■ Aim: Using the listing below, output only the lines from the one that contains "What Altair code" through the one that contains "at different dilution", inclusive, exactly as given and without images.

Records with drawing code:
[start]
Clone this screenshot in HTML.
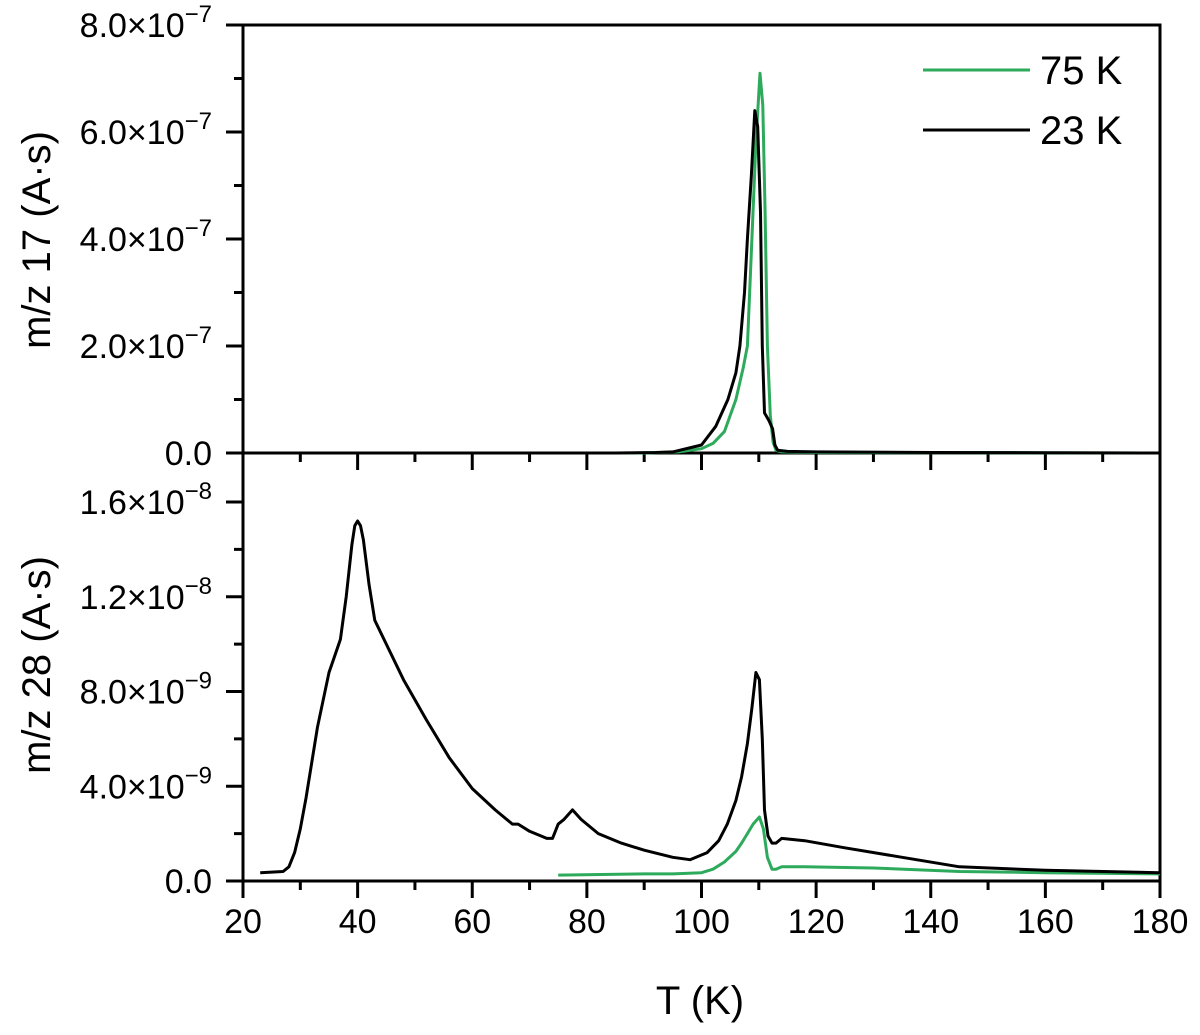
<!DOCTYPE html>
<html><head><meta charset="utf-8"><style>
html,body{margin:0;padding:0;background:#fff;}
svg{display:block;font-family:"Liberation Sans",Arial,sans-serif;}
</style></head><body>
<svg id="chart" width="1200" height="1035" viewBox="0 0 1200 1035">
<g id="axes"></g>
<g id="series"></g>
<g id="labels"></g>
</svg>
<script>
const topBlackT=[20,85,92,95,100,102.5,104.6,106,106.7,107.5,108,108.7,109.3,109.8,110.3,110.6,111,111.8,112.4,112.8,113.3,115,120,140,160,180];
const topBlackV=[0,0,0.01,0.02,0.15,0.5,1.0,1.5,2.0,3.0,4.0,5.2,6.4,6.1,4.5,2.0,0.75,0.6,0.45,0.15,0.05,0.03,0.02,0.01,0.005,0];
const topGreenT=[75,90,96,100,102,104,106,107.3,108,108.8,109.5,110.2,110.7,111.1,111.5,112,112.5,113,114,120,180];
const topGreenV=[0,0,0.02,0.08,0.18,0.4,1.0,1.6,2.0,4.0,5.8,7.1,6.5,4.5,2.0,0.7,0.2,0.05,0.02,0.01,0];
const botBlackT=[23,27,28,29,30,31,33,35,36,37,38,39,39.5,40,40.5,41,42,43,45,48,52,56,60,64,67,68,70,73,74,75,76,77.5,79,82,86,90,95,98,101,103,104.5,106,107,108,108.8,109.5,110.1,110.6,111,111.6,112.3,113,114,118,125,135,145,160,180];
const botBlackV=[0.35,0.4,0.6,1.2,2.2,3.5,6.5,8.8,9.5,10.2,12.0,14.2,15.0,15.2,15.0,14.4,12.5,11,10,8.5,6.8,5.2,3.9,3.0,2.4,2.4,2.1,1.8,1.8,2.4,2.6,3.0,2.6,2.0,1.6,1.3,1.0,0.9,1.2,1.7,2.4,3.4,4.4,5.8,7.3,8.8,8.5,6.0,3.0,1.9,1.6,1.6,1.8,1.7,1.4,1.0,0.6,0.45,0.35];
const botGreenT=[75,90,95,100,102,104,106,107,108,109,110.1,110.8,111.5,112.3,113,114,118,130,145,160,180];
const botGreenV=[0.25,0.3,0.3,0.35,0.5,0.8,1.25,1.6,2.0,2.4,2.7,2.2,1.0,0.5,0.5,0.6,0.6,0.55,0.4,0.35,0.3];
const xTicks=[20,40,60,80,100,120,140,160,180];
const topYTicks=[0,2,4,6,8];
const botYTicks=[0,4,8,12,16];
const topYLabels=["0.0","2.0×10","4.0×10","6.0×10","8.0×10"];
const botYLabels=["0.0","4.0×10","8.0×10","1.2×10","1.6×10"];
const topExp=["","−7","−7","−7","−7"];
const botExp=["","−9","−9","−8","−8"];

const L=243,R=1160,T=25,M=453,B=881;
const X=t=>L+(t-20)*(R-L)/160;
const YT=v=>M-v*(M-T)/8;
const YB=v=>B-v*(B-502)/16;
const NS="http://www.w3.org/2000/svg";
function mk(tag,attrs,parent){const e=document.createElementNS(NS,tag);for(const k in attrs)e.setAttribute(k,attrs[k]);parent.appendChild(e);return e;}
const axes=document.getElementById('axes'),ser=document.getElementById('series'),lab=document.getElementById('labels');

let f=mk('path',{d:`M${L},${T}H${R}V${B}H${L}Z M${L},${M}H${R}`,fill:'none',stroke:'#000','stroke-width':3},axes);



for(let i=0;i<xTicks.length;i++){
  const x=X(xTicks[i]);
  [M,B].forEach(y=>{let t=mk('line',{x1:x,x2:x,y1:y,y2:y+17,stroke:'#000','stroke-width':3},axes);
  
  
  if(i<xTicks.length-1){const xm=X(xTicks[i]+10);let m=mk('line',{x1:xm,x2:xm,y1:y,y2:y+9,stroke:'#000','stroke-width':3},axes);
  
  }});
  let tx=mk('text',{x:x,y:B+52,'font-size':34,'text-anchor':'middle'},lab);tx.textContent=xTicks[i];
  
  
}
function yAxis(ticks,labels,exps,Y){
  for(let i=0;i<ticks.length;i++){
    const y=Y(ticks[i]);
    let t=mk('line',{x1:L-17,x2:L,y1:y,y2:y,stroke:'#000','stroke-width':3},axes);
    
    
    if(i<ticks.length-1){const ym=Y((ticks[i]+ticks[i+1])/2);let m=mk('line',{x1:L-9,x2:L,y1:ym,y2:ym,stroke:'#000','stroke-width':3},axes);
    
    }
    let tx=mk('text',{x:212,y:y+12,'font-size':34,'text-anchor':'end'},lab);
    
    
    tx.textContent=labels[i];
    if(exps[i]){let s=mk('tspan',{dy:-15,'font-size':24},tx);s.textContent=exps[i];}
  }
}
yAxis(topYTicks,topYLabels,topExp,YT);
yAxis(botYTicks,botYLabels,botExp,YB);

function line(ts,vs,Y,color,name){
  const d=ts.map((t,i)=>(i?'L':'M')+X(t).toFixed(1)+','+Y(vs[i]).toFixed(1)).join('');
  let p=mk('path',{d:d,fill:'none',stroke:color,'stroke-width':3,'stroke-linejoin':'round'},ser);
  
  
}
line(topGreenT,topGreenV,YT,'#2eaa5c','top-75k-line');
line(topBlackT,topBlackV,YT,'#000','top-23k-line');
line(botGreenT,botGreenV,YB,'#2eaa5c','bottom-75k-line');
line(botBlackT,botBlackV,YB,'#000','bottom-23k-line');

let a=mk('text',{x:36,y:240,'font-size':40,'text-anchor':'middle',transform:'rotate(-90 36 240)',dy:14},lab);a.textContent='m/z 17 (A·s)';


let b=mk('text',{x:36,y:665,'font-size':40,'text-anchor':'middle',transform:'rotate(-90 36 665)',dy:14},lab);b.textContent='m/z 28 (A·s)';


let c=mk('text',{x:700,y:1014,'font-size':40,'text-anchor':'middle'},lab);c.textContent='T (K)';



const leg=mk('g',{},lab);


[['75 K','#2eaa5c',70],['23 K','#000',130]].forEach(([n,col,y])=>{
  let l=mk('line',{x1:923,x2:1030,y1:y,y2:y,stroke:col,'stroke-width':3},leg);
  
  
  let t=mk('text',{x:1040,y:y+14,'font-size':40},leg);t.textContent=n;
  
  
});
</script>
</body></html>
[end]
[start]
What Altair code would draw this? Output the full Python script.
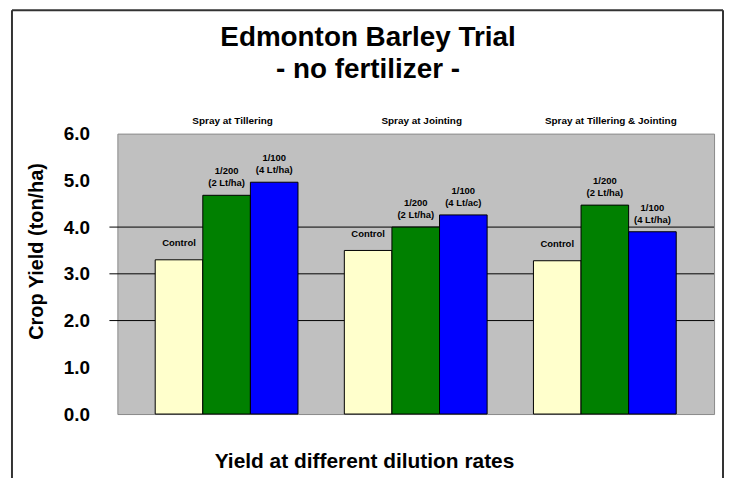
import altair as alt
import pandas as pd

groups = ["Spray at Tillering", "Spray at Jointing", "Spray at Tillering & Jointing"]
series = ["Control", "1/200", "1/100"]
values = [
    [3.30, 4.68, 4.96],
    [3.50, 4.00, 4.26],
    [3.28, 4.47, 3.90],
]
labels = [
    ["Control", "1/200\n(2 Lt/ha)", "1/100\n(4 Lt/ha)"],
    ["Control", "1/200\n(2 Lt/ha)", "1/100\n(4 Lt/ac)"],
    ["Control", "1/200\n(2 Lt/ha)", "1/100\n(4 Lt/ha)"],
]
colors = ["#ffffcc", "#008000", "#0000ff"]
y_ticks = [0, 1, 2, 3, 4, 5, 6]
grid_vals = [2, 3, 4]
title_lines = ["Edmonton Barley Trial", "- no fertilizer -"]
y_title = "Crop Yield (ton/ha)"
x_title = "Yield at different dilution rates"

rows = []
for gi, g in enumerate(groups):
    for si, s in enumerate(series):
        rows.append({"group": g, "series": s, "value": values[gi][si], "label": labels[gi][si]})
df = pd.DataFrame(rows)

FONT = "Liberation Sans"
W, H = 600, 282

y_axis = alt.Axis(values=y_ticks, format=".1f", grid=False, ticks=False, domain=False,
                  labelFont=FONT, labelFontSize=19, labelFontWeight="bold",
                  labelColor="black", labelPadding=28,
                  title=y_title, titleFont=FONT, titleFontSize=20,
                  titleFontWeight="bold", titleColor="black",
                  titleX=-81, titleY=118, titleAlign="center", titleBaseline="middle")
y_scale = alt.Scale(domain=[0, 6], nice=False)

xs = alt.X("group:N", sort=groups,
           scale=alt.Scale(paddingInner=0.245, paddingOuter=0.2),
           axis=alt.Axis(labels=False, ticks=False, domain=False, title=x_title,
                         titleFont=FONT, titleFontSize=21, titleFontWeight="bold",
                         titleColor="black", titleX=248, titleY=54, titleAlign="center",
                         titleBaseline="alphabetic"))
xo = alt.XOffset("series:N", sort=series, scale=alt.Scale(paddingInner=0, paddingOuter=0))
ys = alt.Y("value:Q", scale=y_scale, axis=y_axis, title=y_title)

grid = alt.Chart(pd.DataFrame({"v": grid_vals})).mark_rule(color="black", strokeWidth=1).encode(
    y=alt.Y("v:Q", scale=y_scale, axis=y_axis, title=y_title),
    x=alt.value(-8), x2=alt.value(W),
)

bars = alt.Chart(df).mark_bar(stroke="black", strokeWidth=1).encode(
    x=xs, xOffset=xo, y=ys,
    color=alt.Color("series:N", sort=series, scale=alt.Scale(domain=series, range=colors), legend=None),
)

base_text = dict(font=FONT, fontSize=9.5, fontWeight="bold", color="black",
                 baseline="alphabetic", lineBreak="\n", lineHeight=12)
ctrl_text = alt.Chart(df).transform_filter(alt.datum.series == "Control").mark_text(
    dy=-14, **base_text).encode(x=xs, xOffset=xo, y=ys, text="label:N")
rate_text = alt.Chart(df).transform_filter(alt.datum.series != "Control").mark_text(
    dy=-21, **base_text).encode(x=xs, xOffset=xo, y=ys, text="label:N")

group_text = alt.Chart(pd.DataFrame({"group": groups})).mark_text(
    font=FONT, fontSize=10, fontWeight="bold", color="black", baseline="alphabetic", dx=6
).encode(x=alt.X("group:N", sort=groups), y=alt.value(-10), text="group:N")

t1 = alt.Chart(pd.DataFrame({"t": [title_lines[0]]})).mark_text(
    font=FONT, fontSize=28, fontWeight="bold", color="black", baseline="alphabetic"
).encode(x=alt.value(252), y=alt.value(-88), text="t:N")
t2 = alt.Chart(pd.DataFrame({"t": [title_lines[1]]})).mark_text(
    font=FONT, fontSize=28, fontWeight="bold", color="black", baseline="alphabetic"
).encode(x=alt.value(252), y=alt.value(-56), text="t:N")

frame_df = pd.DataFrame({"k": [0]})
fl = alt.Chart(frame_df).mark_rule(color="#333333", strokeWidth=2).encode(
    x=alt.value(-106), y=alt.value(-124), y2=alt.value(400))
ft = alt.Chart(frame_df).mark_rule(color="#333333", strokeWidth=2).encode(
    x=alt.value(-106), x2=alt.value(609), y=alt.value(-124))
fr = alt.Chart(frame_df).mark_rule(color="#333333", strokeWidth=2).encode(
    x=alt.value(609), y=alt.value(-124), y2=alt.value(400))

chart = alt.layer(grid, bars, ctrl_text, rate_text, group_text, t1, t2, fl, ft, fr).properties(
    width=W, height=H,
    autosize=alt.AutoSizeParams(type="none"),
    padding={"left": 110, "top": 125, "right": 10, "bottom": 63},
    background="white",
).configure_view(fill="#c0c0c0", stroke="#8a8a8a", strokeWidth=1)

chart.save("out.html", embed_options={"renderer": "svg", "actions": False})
[end]
■ Written response:
What Altair code would draw this? Output the full Python script.
import altair as alt
import pandas as pd

groups = ["Spray at Tillering", "Spray at Jointing", "Spray at Tillering & Jointing"]
series = ["Control", "1/200", "1/100"]
values = [
    [3.30, 4.68, 4.96],
    [3.50, 4.00, 4.26],
    [3.28, 4.47, 3.90],
]
labels = [
    ["Control", "1/200\n(2 Lt/ha)", "1/100\n(4 Lt/ha)"],
    ["Control", "1/200\n(2 Lt/ha)", "1/100\n(4 Lt/ac)"],
    ["Control", "1/200\n(2 Lt/ha)", "1/100\n(4 Lt/ha)"],
]
colors = ["#ffffcc", "#008000", "#0000ff"]
y_ticks = [0, 1, 2, 3, 4, 5, 6]
grid_vals = [2, 3, 4]
title_lines = ["Edmonton Barley Trial", "- no fertilizer -"]
y_title = "Crop Yield (ton/ha)"
x_title = "Yield at different dilution rates"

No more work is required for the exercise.